You Don’t Even Have to Love Animals

It’s often said that vegans don’t care about humans — we care about animals, but not people, so we direct our attention toward helping animals rather than humans. Of course, vegans don’t eat humans, so the accusation that we care about animals (which most people eat) and not humans (which most people do not eat) is a baseless presumption that humans and animals are treated as equals, give or take.

This presumption is then elevated to an inaccurate heuristic that allows people to dismiss veganism as simply “not for me.” The idea that vegans care only about animals contrasts sharply with the understandable (and perhaps reasonable) bias that we humans have toward other humans. In other words, we are born with an innate preference for other humans, and the extent to which vegans are understood to not have this preference is the extent to which vegans are weird and not like me. This opens the door to the belief that veganism is not for me.

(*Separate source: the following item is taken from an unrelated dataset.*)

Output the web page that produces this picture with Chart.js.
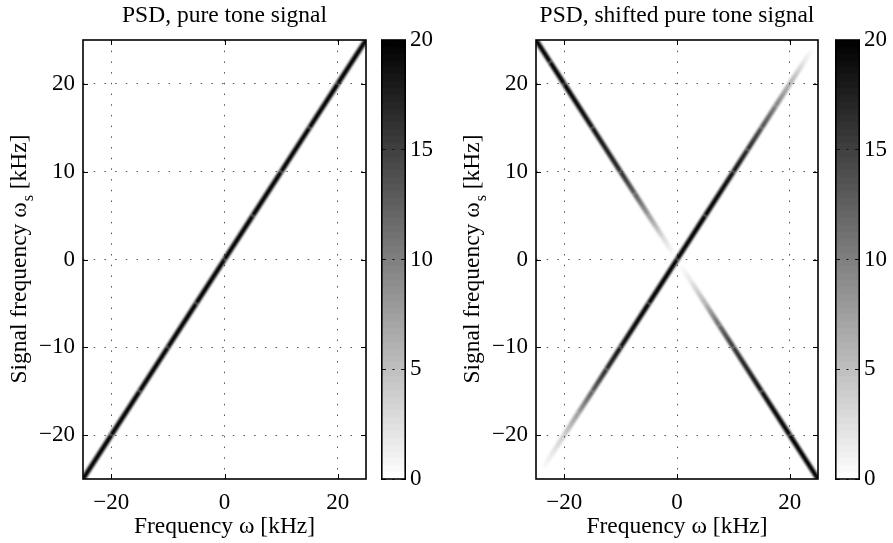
<!DOCTYPE html>
<html>
<head>
<meta charset="utf-8">
<script src="https://cdn.jsdelivr.net/npm/chart.js@4.4.1/dist/chart.umd.min.js"></script>
<style>
  body { margin: 0; background: #fff; }
  #wrap { position: relative; width: 893px; height: 543px; }
  canvas { position: absolute; top: 0; }
</style>
</head>
<body>
<div id="wrap">
  <canvas id="psdLeft" width="380" height="543" style="left:0;width:380px;height:543px"></canvas>
  <canvas id="cbLeft" width="62" height="543" style="left:381px;width:62px;height:543px"></canvas>
  <canvas id="psdRight" width="380" height="543" style="left:453px;width:380px;height:543px"></canvas>
  <canvas id="cbRight" width="58" height="543" style="left:835px;width:58px;height:543px"></canvas>
</div>
<script>
// axis ticks
const xTicks = [-20, 0, 20];
const yTicks = [-20, -10, 0, 10, 20];
const cbTicks = [0, 5, 10, 15, 20];

// titles
const leftTitle = "PSD, pure tone signal";
const rightTitle = "PSD, shifted pure tone signal";
const xTitle = "Frequency ω [kHz]";
const yTitleParts = ["Signal frequency ω", "s", " [kHz]"];

// left panel: ridge along ω = ωs
const leftSignal = [-25, -20, -15, -10, -5, 0, 5, 10, 15, 20, 25];
const leftPsd = [20, 20, 20, 20, 20, 20, 20, 20, 20, 20, 20];

// right panel: ridge along ω = ωs
const risingSignal = [-24, -22.5, -20, -17.5, -15, -12.5, -10, -5, 0, 5, 10, 12.5, 15, 17.5, 20, 22.5, 24];
const risingPsd = [0, 1.5, 4, 8, 13, 17, 19, 20, 20, 20, 19, 17, 14, 10, 6, 2, 0];

// right panel: ridge along ω = -ωs
const fallingSignal = [25, 22.5, 20, 15, 10, 7.5, 5, 2.5, 0.5, -0.5, -2.5, -5, -7.5, -10, -15, -20, -25];
const fallingPsd = [20, 20, 20, 19, 17, 13, 8, 3, 0, 0, 2, 6, 12, 16, 19, 20, 20];

const serif = '"Liberation Serif", "Times New Roman", serif';
Chart.defaults.font.family = serif;
Chart.defaults.font.size = 23;
Chart.defaults.color = "#000";

function psdColor(v) {
  const a = Math.max(0, Math.min(1, v / 20));
  return "rgba(0,0,0," + a.toFixed(3) + ")";
}

function ridgeColor(psd) {
  return (ctx) => {
    const g = ctx.chart.ctx.createLinearGradient(ctx.p0.x, ctx.p0.y, ctx.p1.x, ctx.p1.y);
    g.addColorStop(0, psdColor(psd[ctx.p0DataIndex]));
    g.addColorStop(1, psdColor(psd[ctx.p1DataIndex]));
    return g;
  };
}

function ridge(points, psd) {
  return {
    data: points,
    borderColor: "#000",
    borderWidth: 4.8,
    borderCapStyle: "butt",
    pointRadius: 0,
    tension: 0,
    clip: 0,
    segment: { borderColor: ridgeColor(psd) }
  };
}

const softEdge = {
  id: "softEdge",
  beforeDatasetsDraw(chart) {
    chart.ctx.save();
    chart.ctx.filter = "blur(0.9px)";
  },
  afterDatasetsDraw(chart) {
    chart.ctx.restore();
  }
};

function decor(title) {
  return {
    id: "decor",
    afterDraw(chart) {
      const { ctx, chartArea: a, scales: { x, y } } = chart;
      ctx.save();
      ctx.strokeStyle = "#000";
      ctx.lineWidth = 1;
      ctx.beginPath();
      xTicks.forEach((v) => {
        const px = Math.round(x.getPixelForValue(v)) + 0.5;
        ctx.moveTo(px, a.bottom); ctx.lineTo(px, a.bottom - 5);
        ctx.moveTo(px, a.top); ctx.lineTo(px, a.top + 5);
      });
      yTicks.forEach((v) => {
        const py = Math.round(y.getPixelForValue(v)) + 0.5;
        ctx.moveTo(a.left, py); ctx.lineTo(a.left + 5, py);
        ctx.moveTo(a.right, py); ctx.lineTo(a.right - 5, py);
      });
      ctx.stroke();
      ctx.lineWidth = 1.6;
      ctx.strokeRect(a.left, a.top, a.right - a.left, a.bottom - a.top);

      ctx.fillStyle = "#000";
      ctx.font = "23.5px " + serif;
      ctx.textAlign = "center";
      ctx.textBaseline = "middle";
      const cx = (a.left + a.right) / 2;
      ctx.fillText(title, cx, 16);
      ctx.fillText(xTitle, cx, 527);

      // y title with subscript
      ctx.translate(a.left - 57, (a.top + a.bottom) / 2);
      ctx.rotate(-Math.PI / 2);
      ctx.textAlign = "left";
      ctx.textBaseline = "alphabetic";
      const big = "23.5px " + serif, small = "16px " + serif;
      ctx.font = big;
      const w1 = ctx.measureText(yTitleParts[0]).width;
      const w3 = ctx.measureText(yTitleParts[2]).width;
      ctx.font = small;
      const w2 = ctx.measureText(yTitleParts[1]).width;
      let x0 = -(w1 + w2 + w3) / 2;
      ctx.font = big;
      ctx.fillText(yTitleParts[0], x0, 0);
      ctx.font = small;
      ctx.fillText(yTitleParts[1], x0 + w1 + 1, 7);
      ctx.font = big;
      ctx.fillText(yTitleParts[2], x0 + w1 + w2 + 1, 0);
      ctx.restore();
    }
  };
}

const cbBox = {
  id: "cbBox",
  afterDraw(chart) {
    const { ctx, chartArea: a } = chart;
    ctx.save();
    ctx.strokeStyle = "#000";
    ctx.lineWidth = 1.6;
    ctx.strokeRect(a.left + 0.8, a.top, a.right - a.left - 1.6, a.bottom - a.top);
    ctx.restore();
  }
};

function fixedTicks(list) {
  return (scale) => { scale.ticks = list.map((v) => ({ value: v })); };
}

function minusLabel(v) {
  return v < 0 ? "\u2212" + Math.abs(v) : String(v);
}

function psdChart(id, datasets, title, rightPad) {
  return new Chart(document.getElementById(id), {
    type: "line",
    data: { datasets },
    options: {
      responsive: false,
      animation: false,
      layout: { padding: { top: 40, right: rightPad, bottom: 0, left: 0 } },
      plugins: { legend: { display: false }, tooltip: { enabled: false } },
      scales: {
        x: {
          type: "linear",
          min: -25, max: 25,
          afterBuildTicks: fixedTicks(xTicks),
          afterFit: (s) => { s.height = 64; },
          ticks: { padding: 10, callback: minusLabel, maxRotation: 0 },
          grid: { color: "#555", lineWidth: 1, drawTicks: false },
          border: { display: false, dash: [1.5, 9.2] }
        },
        y: {
          type: "linear",
          min: -25, max: 25,
          afterBuildTicks: fixedTicks(yTicks),
          afterFit: (s) => { s.width = 83; },
          ticks: { padding: 8, callback: minusLabel },
          grid: { color: "#555", lineWidth: 1, drawTicks: false },
          border: { display: false, dash: [1.5, 9.2] }
        }
      }
    },
    plugins: [softEdge, decor(title)]
  });
}

function colorbarFill(ctx) {
  const a = ctx.chart.chartArea;
  if (!a) return "#888";
  const g = ctx.chart.ctx.createLinearGradient(0, a.bottom, 0, a.top);
  const steps = 64;
  for (let i = 0; i < steps; i++) {
    const lv = Math.round(255 * (1 - (i + 0.5) / steps));
    const c = "rgb(" + lv + "," + lv + "," + lv + ")";
    g.addColorStop(i / steps, c);
    g.addColorStop((i + 1) / steps, c);
  }
  return g;
}

function colorbar(id, width) {
  return new Chart(document.getElementById(id), {
    type: "bar",
    data: {
      labels: ["PSD"],
      datasets: [{
        data: [[cbTicks[0], cbTicks[cbTicks.length - 1]]],
        backgroundColor: colorbarFill,
        borderWidth: 0,
        barPercentage: 1,
        categoryPercentage: 1
      }]
    },
    options: {
      responsive: false,
      animation: false,
      layout: { padding: { top: 40, right: 0, bottom: 64, left: 0 } },
      plugins: { legend: { display: false }, tooltip: { enabled: false } },
      scales: {
        x: { display: false },
        y: {
          position: "right",
          min: 0, max: 20,
          afterBuildTicks: fixedTicks(cbTicks),
          afterFit: (s) => { s.width = width - 25; },
          ticks: { padding: 4 },
          grid: { color: "#111", lineWidth: 1, drawTicks: false, z: 1 },
          border: { display: false, dash: [5, 6.5, 2, 6.5, 5] }
        }
      }
    },
    plugins: [cbBox]
  });
}

psdChart("psdLeft", [
  ridge(leftSignal.map((s) => ({ x: s, y: s })), leftPsd)
], leftTitle, 14);

psdChart("psdRight", [
  ridge(risingSignal.map((s) => ({ x: s, y: s })), risingPsd),
  ridge(fallingSignal.map((s) => ({ x: -s, y: s })), fallingPsd)
], rightTitle, 15);

colorbar("cbLeft", 62);
colorbar("cbRight", 58);
</script>
</body>
</html>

But the reality is quite different. Vegans are driven by social justice, including helping both animals and humans. We’re driven by a desire to make the world a better place, and it makes sense to make improvements where suffering is the worst: animal agriculture. It also makes sense to do what we can to help people, including by making donations to organizations like the Against Malaria Foundation. Not only can we do both of these things, and much more to help humans and animals, but the desire to make the world a better place is what underlies both.

Moreover, I am not aware of any systematic research on the matter, but I suspect that vegans are more likely to make charitable donations towards organizations that strive to save human lives than is the average person. This, of course, probably goes double for animal charities.

But you don’t even have to love animals to be vegan. Like vegans who don’t consume human flesh, non-vegans should be able to see the logic in not consuming animal flesh: it’s just unnecessary.

As I’ve said before, believing that humans are superior to animals and thus have a right to kill and eat them makes about as much sense as believing that the Red Sox are superior to the Yankees — and thus have a right to kill and eat them. It simply doesn’t compute because we’ve been trained to think of animals as food.

You don’t have to love animals to be vegan. You just have to understand that not killing animals is preferable to unnecessarily killing them. Once we cut through the mess of propaganda we’ve been raised with, it becomes much easier to see how flimsy are the excuses for omnivorism.